On…the deliberate obscurity of the scriptures, see [Augustine’s] Civ. Dei 11.19.
This quote caught my eye because of posts I’ve written and read about the “clarity” of the Scriptures. I wrote two posts on the issue, Is the Bible Esoteric? and The Clarity of the Scriptures. In the latter one, I cite a post by Polycarp that links to a sermon by John MacArthur, who affirms that the Bible is clear to anyone with a rational mind. Still, MacArthur says we need the Holy Spirit to make it clear to us. And James McGrath discussed the Bible’s obscurity in Demystifying the Bible. McGrath refers to an argument that Barack Messiah is the Antichrist on the basis of the Aramaic word “Baraq,” and he asks why so many people view the Bible as a book of codes. He states:
I’d like to suggest here that the reason for the Bible’s apparent obscurity is not some supernatural characteristic, but is simply a result of its antiquity and its being a compilation of works composed in other languages and cultural contexts. Anyone who has tried to read other literature of a similar antiquity in translation will have had the same sort of experience. It is like being dropped into the final Harry Potter novel and trying to figure out who Voldemort or Dumbledore are, or what Dementors are, only so much worse.
So MacArthur believes that God made the Bible clear, and McGrath maintains that the biblical writings probably were clear to their original audience, but they’re less clear to us because we’re removed from its languages and cultural contexts. But Lamberton cites a passage from Augustine’s City of God that says the Scriptures are deliberately obscure.
Why does Augustine think God would deliberately make the Bible obscure?
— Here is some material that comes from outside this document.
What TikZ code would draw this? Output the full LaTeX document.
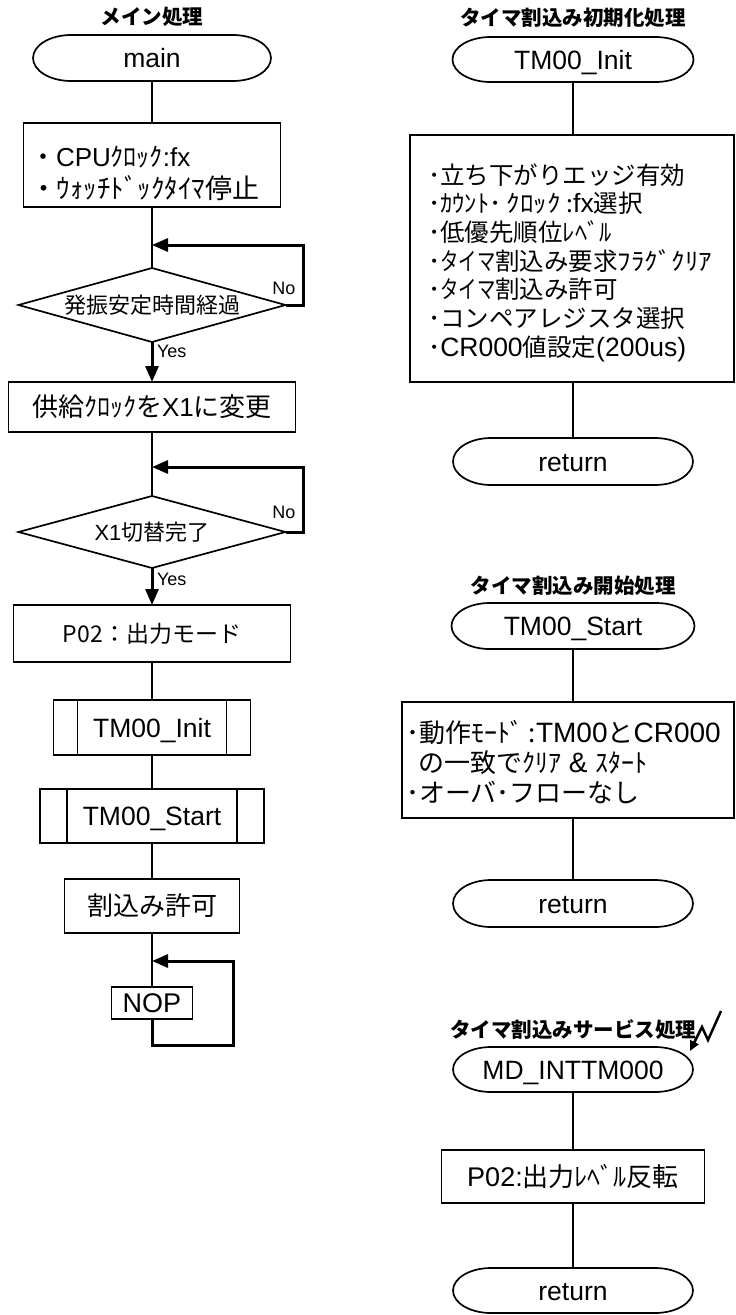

As he prepares to discuss Genesis 1, Augustine states the following:
Accordingly, though the obscurity of the divine word has certainly this advantage, that it causes many opinions about the truth to be started and discussed, each reader seeing some fresh meaning in it, yet, whatever is said to be meant by an obscure passage should be either confirmed by the testimony of obvious facts, or should be asserted in other and less ambiguous texts. This obscurity is beneficial, whether the sense of the author is at last reached after the discussion of many other interpretations, or whether, though that sense remain concealed, other truths are brought out by the discussion of the obscurity. (City of God 11:19; see here)
For Augustine, God’s word is obscure in order to stimulate thought and discussion. Even if we don’t arrive at a sense of clarity about a passage, we come across other truths in the course of our search.
I’ve heard fundamentalists say this as well: that God made the Bible obscure so that we’ll spend time thinking about it. That’s one explanation I’ve heard for biblical contradictions. And I suppose it’s good to dig deeply into the Bible, since it’s better than allowing idle hands to become the devil’s workshop. Some discussions can be interesting, as when I heard an elderly preacher talk to a small Bible study group about biblical genealogies. Others can be boring, which is how I feel about certain academic treatments of the Bible. I sometimes like to get into theoretical aspects of Scripture that bear little on practical Christian living. And other times I just want my soul to be fed.
Conservative Christians would also agree with Augustine that we should seek to understand the obscure passages of the Bible in light of its clearer passages.
But would they agree that we should interpret Scripture in reference to “the testimony of obvious facts”? It varies. When the Bible says that the sun travels from one side of heaven to another (Psalm 19:5-7) or mentions “the four corners of the earth” (Isaiah 11:12; Revelation 7:1; 20:8), most fundamentalists don’t conclude that Copernicus was wrong or that the earth is flat. They maintain that the Bible uses figures of speech, the same way we say “sunrise” and “sunset,” even though we know full well that it’s the earth that’s moving, not the sun. Here, fundamentalists interpret the Bible with scientific discoveries in mind, viewing Scripture as consistent with what we know to be “fact.”
But many fundamentalists aren’t there yet with evolution. Some say that the intermediate fossils were put in the ground to test our faith. Others, however, take issue with the proposition that evolution is an “obvious fact.” So I guess there are many fundamentalists who think we should interpret the Bible as consistent with what we know to be factual, only they don’t think evolution qualifies as a “fact.” But there is also a fundamentalist current that believes we should trust the Bible over what we see or conclude scientifically, since our observation can be flawed.